Task prompt » Filter this data down to the lines that hold "chart", and copy them.

>> begin Available data

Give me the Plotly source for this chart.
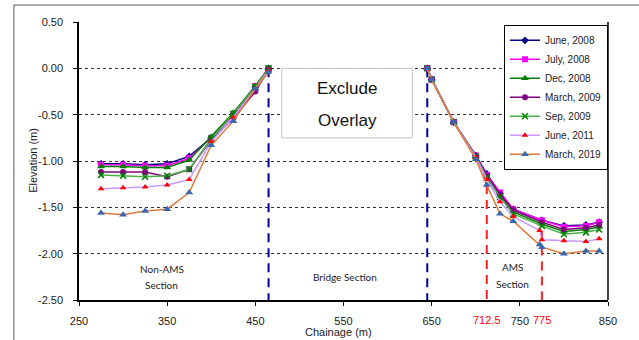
import plotly.graph_objects as go

# ---------------- data ----------------
chain_left = [275, 300, 325, 350, 375, 400, 425, 450, 465]
chain_right = [645, 650, 675, 700, 712.5, 727.5, 742.5, 775, 800, 825, 840]
chain_right_ext = [645, 650, 675, 700, 712.5, 727.5, 742.5, 772.5, 775, 800, 825, 840]

series_names = ["June, 2008", "July, 2008", "Dec, 2008", "March, 2009",
                "Sep, 2009", "June, 2011", "March, 2019"]

jun2008_left = [-1.03, -1.03, -1.04, -1.03, -0.95, -0.75, -0.50, -0.20, 0.00]
jun2008_right = [0.00, -0.12, -0.58, -0.94, -1.14, -1.35, -1.52, -1.64, -1.70, -1.69, -1.66]

jul2008_left = [-1.04, -1.04, -1.05, -1.05, -0.97, -0.75, -0.50, -0.19, 0.00]
jul2008_right = [0.00, -0.12, -0.58, -0.94, -1.15, -1.34, -1.52, -1.64, -1.71, -1.70, -1.66]

dec2008_left = [-1.06, -1.06, -1.07, -1.07, -0.99, -0.74, -0.48, -0.19, 0.00]
dec2008_right = [0.00, -0.12, -0.58, -0.95, -1.17, -1.38, -1.55, -1.68, -1.76, -1.74, -1.71]

mar2009_left = [-1.12, -1.12, -1.12, -1.17, -1.09, -0.77, -0.54, -0.25, -0.01]
mar2009_right = [0.00, -0.12, -0.58, -0.95, -1.16, -1.36, -1.53, -1.66, -1.74, -1.72, -1.69]

sep2009_left = [-1.15, -1.16, -1.17, -1.16, -1.09, -0.76, -0.49, -0.20, 0.00]
sep2009_right = [0.00, -0.12, -0.58, -0.95, -1.18, -1.39, -1.57, -1.70, -1.79, -1.77, -1.74]

jun2011_left = [-1.30, -1.29, -1.28, -1.26, -1.20, -0.79, -0.53, -0.22, -0.02]
jun2011_right = [0.00, -0.12, -0.58, -0.96, -1.20, -1.44, -1.60, -1.75, -1.85, -1.86, -1.87, -1.84]

mar2019_left = [-1.56, -1.58, -1.54, -1.52, -1.34, -0.83, -0.57, -0.22, -0.04]
mar2019_right = [0.00, -0.12, -0.58, -0.98, -1.26, -1.57, -1.65, -1.90, -1.93, -2.00, -1.97, -1.97]

# vertical section boundaries
divider_x = [465, 645, 712.5, 775]
divider_top = [0.0, 0.0, -1.26, -1.76]
divider_color = ["#000099", "#000099", "#FF2020", "#FF2020"]

y_ticks = [0.5, 0.0, -0.5, -1.0, -1.5, -2.0, -2.5]
x_ticks = [250, 350, 450, 550, 650, 750, 850]
red_labels = [712.5, 775]

# ---------------- figure ----------------
fig = go.Figure()

for xv, top, col in zip(divider_x, divider_top, divider_color):
    fig.add_trace(go.Scatter(x=[xv, xv], y=[top, -2.5], mode="lines",
                             line=dict(color=col, width=2, dash="9px,6px"),
                             showlegend=False, hoverinfo="skip"))

styles = [
    dict(line="#000080", marker=dict(symbol="diamond", color="#000080", size=6)),
    dict(line="#FF00FF", marker=dict(symbol="square", color="#FF00FF", size=6)),
    dict(line="#008000", marker=dict(symbol="triangle-up", color="#008000", size=7)),
    dict(line="#800080", marker=dict(symbol="circle", color="#800080", size=6)),
    dict(line="#4CB04C", marker=dict(symbol="x-thin", size=6,
                                     line=dict(color="#008000", width=1.5))),
    dict(line="#CC99FF", marker=dict(symbol="triangle-up", color="#FF0000", size=6)),
    dict(line="#E07B39", marker=dict(symbol="triangle-up", color="#3A67B0", size=7)),
]

data = [
    (jun2008_left, jun2008_right, chain_right),
    (jul2008_left, jul2008_right, chain_right),
    (dec2008_left, dec2008_right, chain_right),
    (mar2009_left, mar2009_right, chain_right),
    (sep2009_left, sep2009_right, chain_right),
    (jun2011_left, jun2011_right, chain_right_ext),
    (mar2019_left, mar2019_right, chain_right_ext),
]

for name, (yl, yr, xr), st in zip(series_names, data, styles):
    fig.add_trace(go.Scatter(
        x=chain_left + [None] + xr,
        y=yl + [None] + yr,
        mode="lines+markers", name=name, connectgaps=False,
        line=dict(color=st["line"], width=1.5),
        marker=st["marker"],
    ))

font_main = "Liberation Sans, Arial, sans-serif"
font_sec = "Lato, Open Sans, sans-serif"

fig.update_layout(
    width=639, height=340,
    margin=dict(l=79, r=31, t=22, b=40),
    paper_bgcolor="white", plot_bgcolor="white",
    font=dict(family=font_main, size=11, color="#1a1a1a"),
    showlegend=True,
    legend=dict(x=1.0, xanchor="right", y=0.99, yanchor="top",
                bgcolor="white", bordercolor="black", borderwidth=1,
                font=dict(size=10, color="#1a1a1a"), itemwidth=30,
                tracegroupgap=0),
    xaxis=dict(range=[250, 850], tickvals=x_ticks, ticktext=[str(v) for v in x_ticks],
               showgrid=False, zeroline=False, showline=True, linecolor="black",
               linewidth=1.5, ticks="outside", ticklen=4, tickcolor="black",
               ticklabelstandoff=6,
               tickfont=dict(size=11, color="#1a1a1a")),
    yaxis=dict(range=[-2.5, 0.5], tickvals=y_ticks, ticktext=[f"{v:.2f}" for v in y_ticks],
               showgrid=True, gridcolor="#333333", griddash="dot", gridwidth=1,
               zeroline=False, showline=True, linecolor="black", linewidth=1.5,
               ticks="outside", ticklen=4, tickcolor="black",
               ticklabelstandoff=8,
               tickfont=dict(size=11, color="#1a1a1a")),
)

shapes = [
    # right plot border
    dict(type="line", xref="paper", yref="paper", x0=1, x1=1, y0=0, y1=1,
         line=dict(color="black", width=1.5)),
    # outer chart frame (left and top edges)
    dict(type="line", xref="paper", yref="paper", x0=-0.123, x1=-0.123, y0=-0.2, y1=1.061,
         line=dict(color="#555555", width=1)),
    dict(type="line", xref="paper", yref="paper", x0=-0.123, x1=1.1, y0=1.061, y1=1.061,
         line=dict(color="#555555", width=1)),
    # "Exclude Overlay" box
    dict(type="rect", xref="x", yref="y", x0=480, x1=628, y0=0.0, y1=-0.75,
         fillcolor="white", line=dict(color="#c8c8c8", width=1), layer="above"),
]
fig.update_layout(shapes=shapes)

ann = []
ann.append(dict(x=554, y=-0.215, xref="x", yref="y", text="Exclude", showarrow=False,
                font=dict(size=17, family=font_main, color="#111111")))
ann.append(dict(x=554, y=-0.56, xref="x", yref="y", text="Overlay", showarrow=False,
                font=dict(size=17, family=font_main, color="#111111")))
for txt, xv, yv in [("Non-AMS", 344, -2.167), ("Section", 344, -2.336),
                    ("Bridge Section", 552, -2.247),
                    ("AMS", 742, -2.145), ("Section", 742, -2.329)]:
    ann.append(dict(x=xv, y=yv, xref="x", yref="y", text=txt, showarrow=False,
                    font=dict(size=10, family=font_sec, color="#222222")))
for v in red_labels:
    ann.append(dict(x=v, y=-0.072, xref="x", yref="paper", text=str(v), showarrow=False,
                    yanchor="middle", font=dict(size=11, family=font_main, color="#FF0000")))
ann.append(dict(x=0.49, y=-0.115, xref="paper", yref="paper", text="Chainage (m)",
                showarrow=False, yanchor="middle",
                font=dict(size=11, family=font_main, color="#1a1a1a")))
ann.append(dict(x=-0.087, y=0.504, xref="paper", yref="paper", text="Elevation (m)",
                showarrow=False, textangle=-90, xanchor="center", yanchor="middle",
                font=dict(size=11, family=font_main, color="#1a1a1a")))
fig.update_layout(annotations=ann)

fig.write_html("out.html")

>> end Available data

Output »
Give me the Plotly source for this chart.
    # outer chart frame (left and top edges)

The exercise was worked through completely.